Command
Commands invoke built-in ZCode Agent capabilities and can also save prompts you use often. After saving prompts for code review, commit messages, release checks, file explanation, or similar repeatable work, you can invoke them from the input box with /.
Commands currently apply mainly to ZCode Agent and Claude CLI. For daily work inside ZCode, start with ZCode Agent. If your team already maintains .claude/commands/ for Claude CLI, you can keep using that workflow.

Use In ZCode Agent
- Choose ZCode Agent when creating a task.
- Type
/in the input box to open the command list. - Select a command, or keep typing to filter by command name.

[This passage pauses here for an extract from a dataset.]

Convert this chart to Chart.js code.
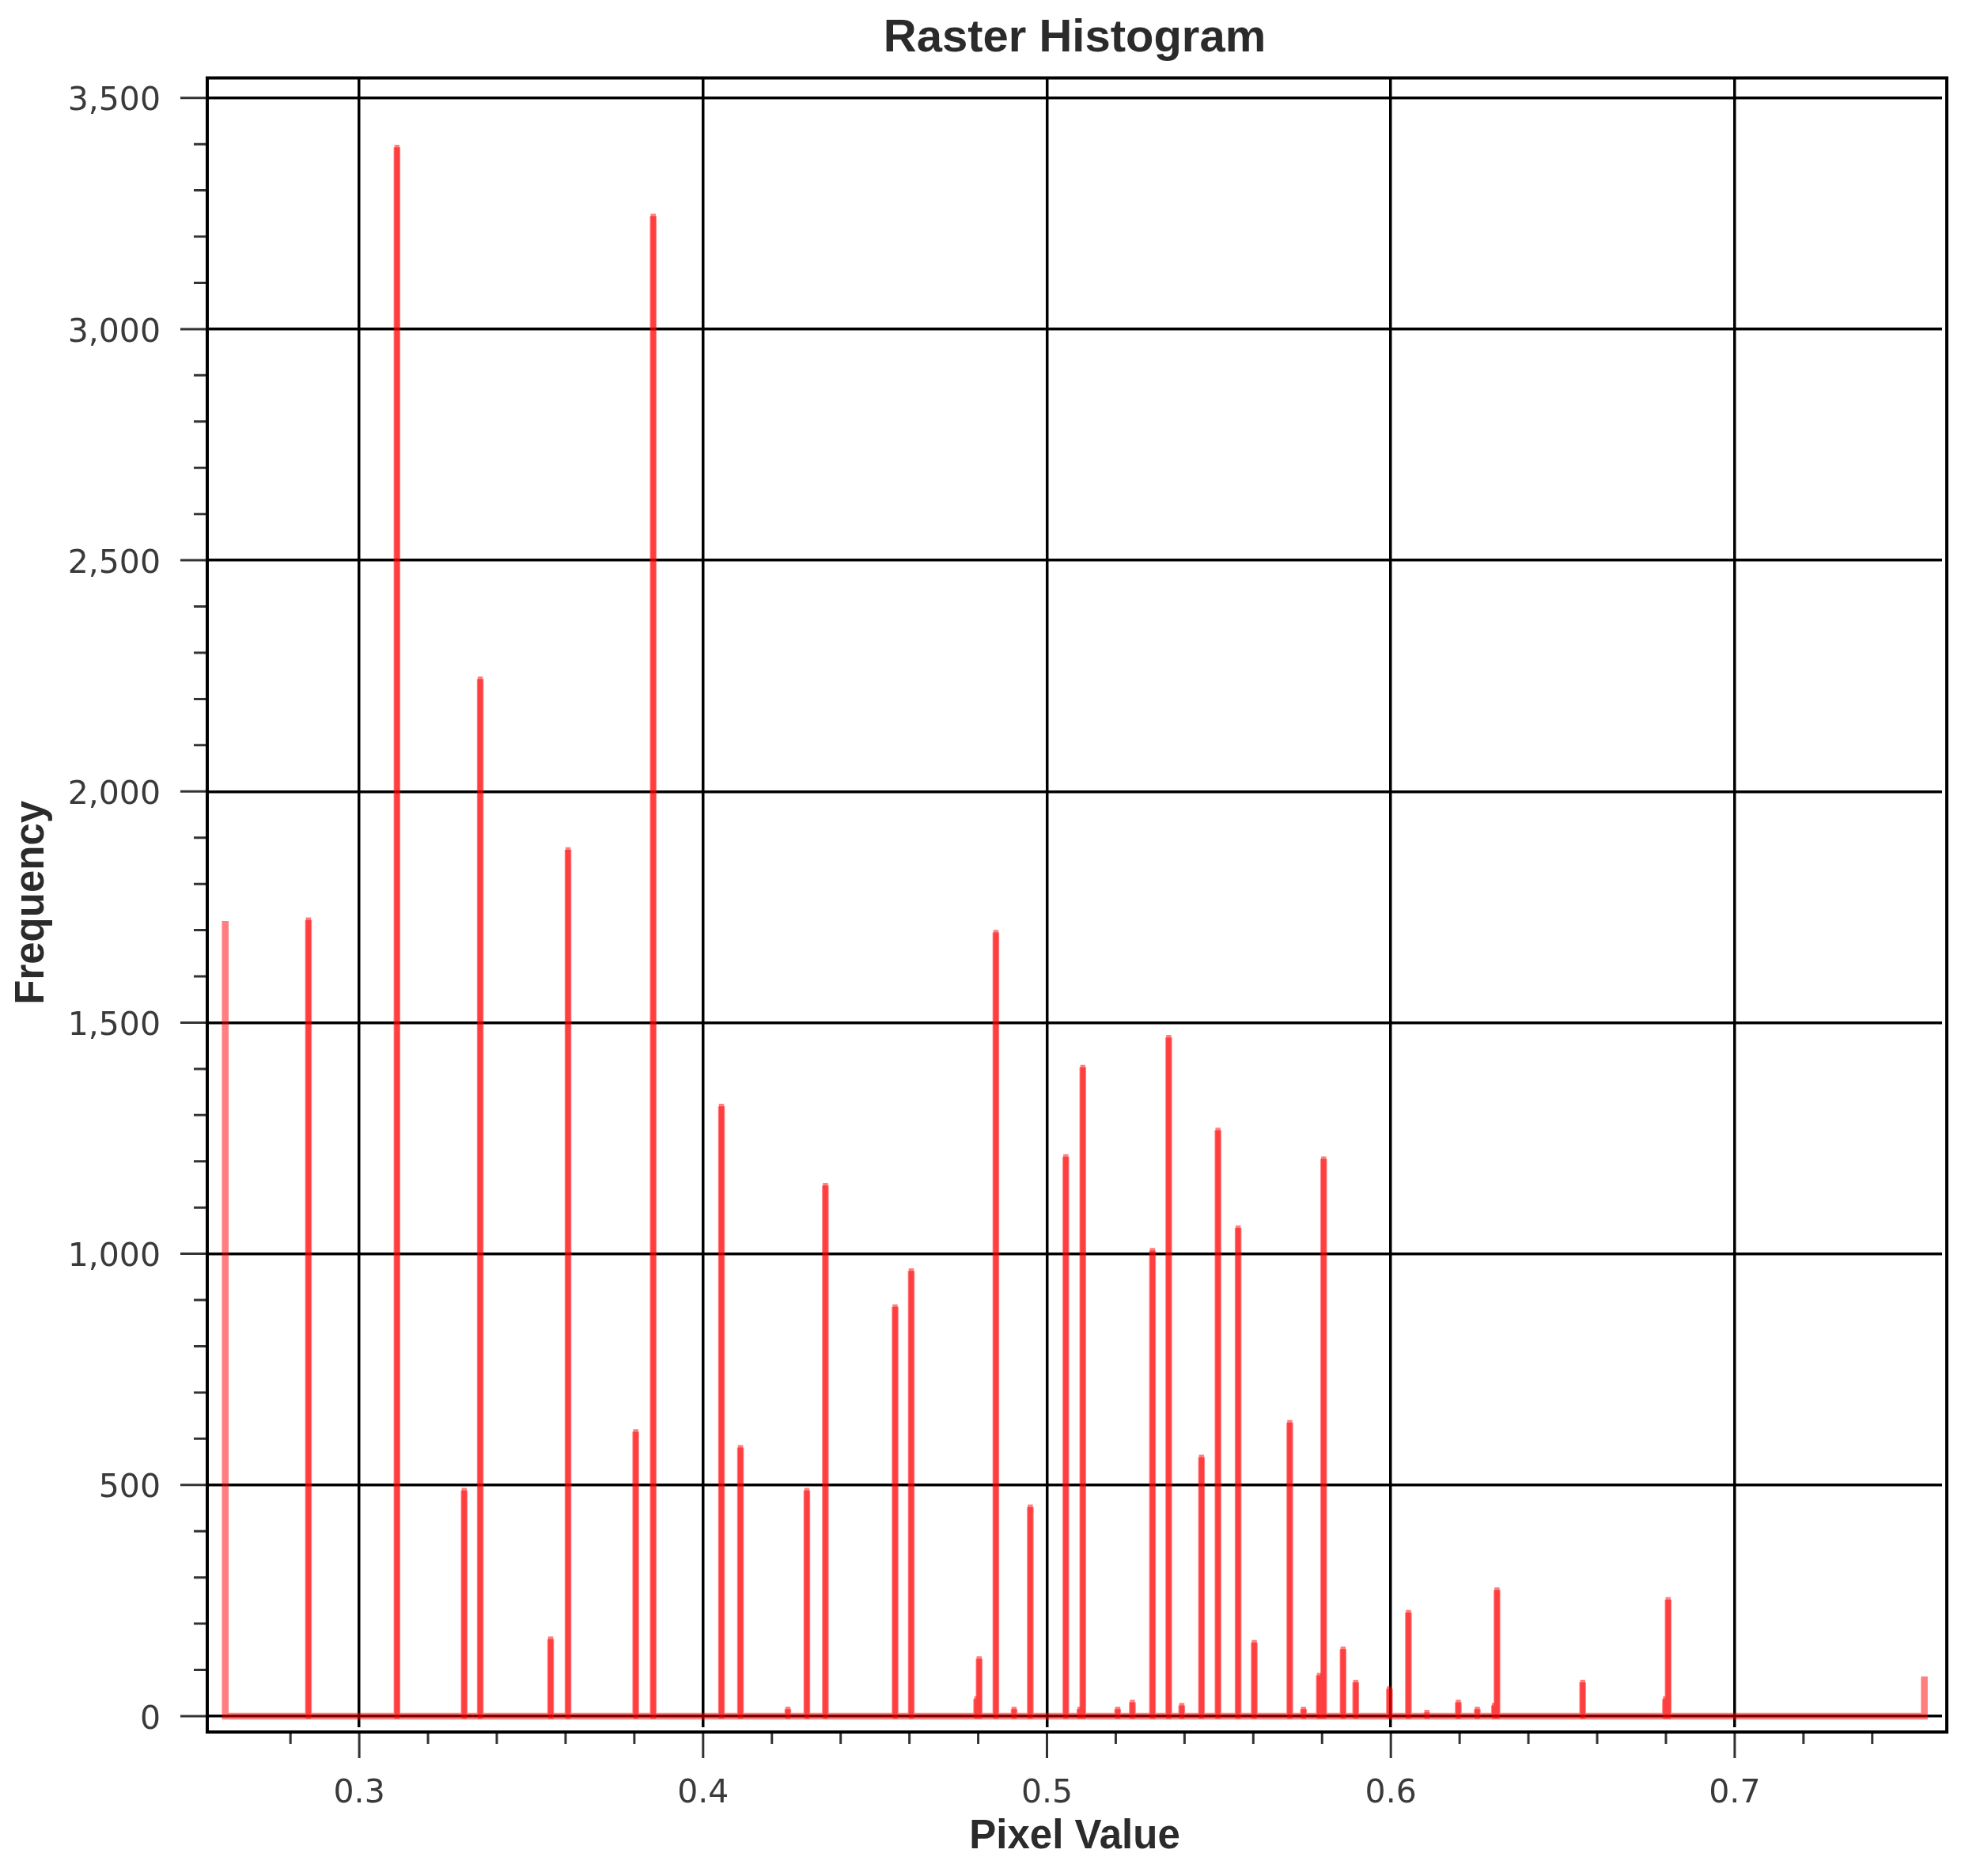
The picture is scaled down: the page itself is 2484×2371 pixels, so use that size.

- If the command expects arguments, add a path, module name, or extra instruction after it.
ZCode Agent currently includes three built-in commands:
| Command | Purpose |
|---|---|
/compact | Compact the current conversation context while preserving key information, useful for continuing long conversations |
/goal | Set, pause, resume, or clear a long-running session goal |
/skill | Load a named Skill before the agent continues the task |
For example, use /compact to clean up context in a long task, or /skill when the agent should follow a specific workflow before continuing.
Create A Command
Open Commands in ZCode settings, then create a new command and fill in the fields:

| Field | Description |
|---|---|
| Name | Command name, invoked as /name after saving |
| Description | Optional short text shown in the command picker |
| Argument hint | Optional parameter hint, such as <file-path> |
| Prompt | The prompt content sent to the agent when the command runs |
After saving, return to the task input box and type / to find and invoke the command.
Claude CLI Notes
Claude CLI supports a similar custom command workflow. Project commands usually live in .claude/commands/, while personal commands usually live in ~/.claude/commands/.
Use a command when you only need to save a simple prompt. If the workflow needs scripts, templates, or example files, consider using Claude's skill mechanism instead.